Cost estimates for the GBSD are close to $100 billion for acquisition and $264 billion over its lifetime, which is set to run to the mid-2070s.

The Biden administration, as is standard practice for new administrations, will complete a new nuclear posture review to look at the nation's strategic force structure and requirements for the future. The study could take several months to be completed.

Although Smith says he won't try to eliminate the GBSD program, he suggested the planned missile buy could be scaled back. The forthcoming nuclear posture assessment should reevaluate how many GBSD missiles are needed and assess if that number can be reduced, he said.

“Let's not commit to the full-scale, building as many missiles on the ground-based system approaches as we did” during the Trump administration, he said.

Currently, the GBSD program is set to build 400 missiles that will be operating in the 2030s. President Joe Biden's fiscal year 2022 budget request included $2.6 billion for the project.
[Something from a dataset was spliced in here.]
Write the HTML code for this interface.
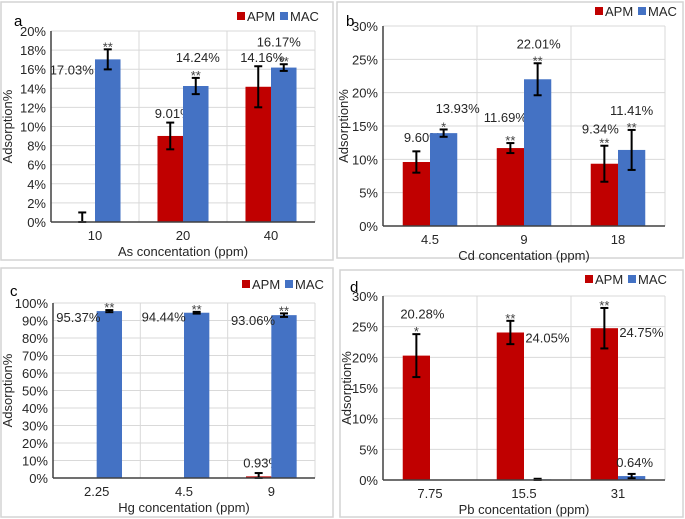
<!DOCTYPE html>
<html><head><meta charset="utf-8"><style>
body{margin:0;background:#fff;}
svg{display:block;font-family:"Liberation Sans",sans-serif;}
</style></head><body>
<svg id="chart" width="685" height="519" viewBox="0 0 685 519" xmlns="http://www.w3.org/2000/svg"></svg>
<script>
// Panel a (As)
const catsA=["10","20","40"];
const apmA=[0,9.01,14.16];
const macA=[17.03,14.24,16.17];
const apmErrA=[1,1.4,2.15];
const macErrA=[1.05,0.85,0.35];
const apmLblA=["","9.01%","14.16%"];
const macLblA=["17.03%","14.24%","16.17%"];
const apmSigA=["","",""];
const macSigA=["**","**","**"];
const ticksA=[0,2,4,6,8,10,12,14,16,18,20];
// Panel b (Cd)
const catsB=["4.5","9","18"];
const apmB=[9.60,11.69,9.34];
const macB=[13.93,22.01,11.41];
const apmErrB=[1.6,0.75,2.7];
const macErrB=[0.55,2.4,3];
const apmLblB=["9.60%","11.69%","9.34%"];
const macLblB=["13.93%","22.01%","11.41%"];
const apmSigB=["","**","**"];
const macSigB=["*","**","**"];
const ticksB=[0,5,10,15,20,25,30];
// Panel c (Hg)
const catsC=["2.25","4.5","9"];
const apmC=[0,0,0.93];
const macC=[95.37,94.44,93.06];
const apmErrC=[0,0,1.9];
const macErrC=[0.6,0.5,1];
const apmLblC=["","","0.93%"];
const macLblC=["95.37%","94.44%","93.06%"];
const apmSigC=["","",""];
const macSigC=["**","**","**"];
const ticksC=[0,10,20,30,40,50,60,70,80,90,100];
// Panel d (Pb)
const catsD=["7.75","15.5","31"];
const apmD=[20.28,24.05,24.75];
const macD=[0,0.1,0.64];
const apmErrD=[3.5,1.9,3.3];
const macErrD=[0,0.1,0.35];
const apmLblD=["20.28%","24.05%","24.75%"];
const macLblD=["","","0.64%"];
const apmSigD=["*","**","**"];
const macSigD=["","",""];
const ticksD=[0,5,10,15,20,25,30];

const NS="http://www.w3.org/2000/svg";
const svg=document.getElementById('chart');
function mk(tag,attrs,parent,text){const e=document.createElementNS(NS,tag);for(const k in attrs)e.setAttribute(k,attrs[k]);if(text!==undefined)e.textContent=text;(parent||svg).appendChild(e);return e;}

const panels=[
 {id:'a',box:[1,2,332,258],L:51,R:315,T:31,B:222,max:20,ticks:ticksA,cats:catsA,apm:apmA,mac:macA,ae:apmErrA,me:macErrA,al:apmLblA,ml:macLblA,as:apmSigA,ms:macSigA,
  aOff:[[0,0],[3,-18],[4,-25]],mOff:[[-36,15],[2,-24],[-5,-21]],xt:"As concentation (ppm)",legX:237,legY:12,letter:[14,26]},
 {id:'b',box:[337,2,346,256],L:383,R:665,T:26,B:226,max:30,ticks:ticksB,cats:catsB,apm:apmB,mac:macB,ae:apmErrB,me:macErrB,al:apmLblB,ml:macLblB,as:apmSigB,ms:macSigB,
  aOff:[[6,-20],[-5,-26],[-4,-30]],mOff:[[14,-20],[1,-31],[0,-35]],xt:"Cd concentation (ppm)",legX:595,legY:7,letter:[346,26]},
 {id:'c',box:[1,268,332,249],L:53,R:315,T:303,B:478,max:100,ticks:ticksC,cats:catsC,apm:apmC,mac:macC,ae:apmErrC,me:macErrC,al:apmLblC,ml:macLblC,as:apmSigC,ms:macSigC,
  aOff:[[0,0],[0,0],[3,-9]],mOff:[[-31,11],[-33,9],[-31,10]],xt:"Hg concentation (ppm)",legX:242,legY:280,letter:[10,296]},
 {id:'d',box:[340,270,343,247],L:383,R:665,T:296,B:480,max:30,ticks:ticksD,cats:catsD,apm:apmD,mac:macD,ae:apmErrD,me:macErrD,al:apmLblD,ml:macLblD,as:apmSigD,ms:macSigD,
  aOff:[[6,-37],[37,10],[37,9]],mOff:[[0,0],[0,0],[3,-9]],xt:"Pb concentation (ppm)",legX:585,legY:275,letter:[350,292]}
];

panels.forEach(p=>{
 const g=mk('g',{});
 
 
 const border=mk('rect',{x:p.box[0],y:p.box[1],width:p.box[2],height:p.box[3],fill:'#fff',stroke:'#d4d4d4','stroke-width':1.5},g);
 
 
 const y=v=>p.B-(v/p.max)*(p.B-p.T);
 const catW=(p.R-p.L)/p.cats.length;
 const cx=i=>p.L+catW*(i+0.5);
 const bw=catW*0.29;
 p.ticks.forEach(t=>{
  const ln=mk('line',{x1:p.L,x2:p.R,y1:y(t),y2:y(t),stroke:'#d9d9d9','stroke-width':1},g);
  
  
  const tl=mk('text',{x:p.L-5,y:y(t)+5,'text-anchor':'end','font-size':13,fill:'#262626'},g,t+'%');
  
  
 });
 for(let i=1;i<=p.cats.length;i++){
  const vl=mk('line',{x1:p.L+catW*i,x2:p.L+catW*i,y1:p.T,y2:p.B,stroke:'#d9d9d9','stroke-width':1},g);
  
  
 }
 p.cats.forEach((c,i)=>{
  const series=[['apm',p.apm[i],p.ae[i],p.al[i],p.as[i],p.aOff[i],'#c00000',cx(i)-bw/2],
                ['mac',p.mac[i],p.me[i],p.ml[i],p.ms[i],p.mOff[i],'#4472c4',cx(i)+bw/2]];
  series.forEach(s=>{
   const [nm,v,e,lbl,sig,off,col,bc]=s;
   const top=y(v);
   const r=mk('rect',{x:bc-bw/2,y:top,width:bw,height:Math.max(0,p.B-top),fill:col},g);
   
   
   if(e>0){
    const et=y(v+e),eb=y(Math.max(0,v-e));
    const eg=mk('g',{stroke:'#000','stroke-width':2},g);
    
    
    mk('line',{x1:bc,x2:bc,y1:et,y2:eb},eg);
    mk('line',{x1:bc-4,x2:bc+4,y1:et,y2:et},eg);
    mk('line',{x1:bc-4,x2:bc+4,y1:eb,y2:eb},eg);
    if(sig){
     const st=mk('text',{x:bc,y:et+2,'text-anchor':'middle','font-size':13,fill:'#404040'},g,sig);
     
     
    }
   }
   if(lbl){
    const t=mk('text',{x:bc+off[0],y:top+off[1],'text-anchor':'middle','font-size':13,fill:'#262626'},g,lbl);
    
    
   }
  });
  const cl=mk('text',{x:cx(i),y:p.B+18,'text-anchor':'middle','font-size':13,fill:'#262626'},g,c);
  
  
 });
 const ax=mk('line',{x1:p.L,x2:p.R,y1:p.B,y2:p.B,stroke:'#404040','stroke-width':1.5},g);
 
 
 const ay=mk('line',{x1:p.L,x2:p.L,y1:p.T,y2:p.B,stroke:'#404040','stroke-width':1.5},g);
 
 
 const xt=mk('text',{x:(p.L+p.R)/2,y:p.B+34,'text-anchor':'middle','font-size':13,fill:'#262626'},g,p.xt);
 
 
 const yx=p.box[0]+11, ym=(p.T+p.B)/2;
 const yt=mk('text',{x:yx,y:ym,'text-anchor':'middle','font-size':13,fill:'#262626',transform:`rotate(-90 ${yx} ${ym})`},g,'Adsorption%');
 
 
 const lt=mk('text',{x:p.letter[0],y:p.letter[1],'font-size':15,fill:'#000'},g,p.id);
 
 
 const lg=mk('g',{},g);
 
 
 const la=mk('rect',{x:p.legX,y:p.legY,width:8,height:8,fill:'#c00000'},lg);
 
 
 const lta=mk('text',{x:p.legX+10,y:p.legY+9,'font-size':13,fill:'#262626'},lg,'APM');
 
 
 const lm=mk('rect',{x:p.legX+43,y:p.legY,width:8,height:8,fill:'#4472c4'},lg);
 
 
 const ltm=mk('text',{x:p.legX+53,y:p.legY+9,'font-size':13,fill:'#262626'},lg,'MAC');
 
 
});
</script>
</body></html>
Smith said no nuclear modernization program, including the Long-Range Stand-Off air-launched cruise missile, should be taken off table, but funding decisions could be delayed.

Lawmakers should not "push snowballs over the hill and start them rolling before the president makes his decision on what the nuclear posture review is going to be,” he said. “We should wait for the president's posture review before fully committing ourselves to a lot of spending."

However, the GBSD program still faces opposition from other Democratic leaders. Rep. John Garamendi, D-Calif., who chairs the House Armed Services Committee's readiness subcommittee, told Business Insider that the Pentagon could halt the effort without compromising nuclear deterrence.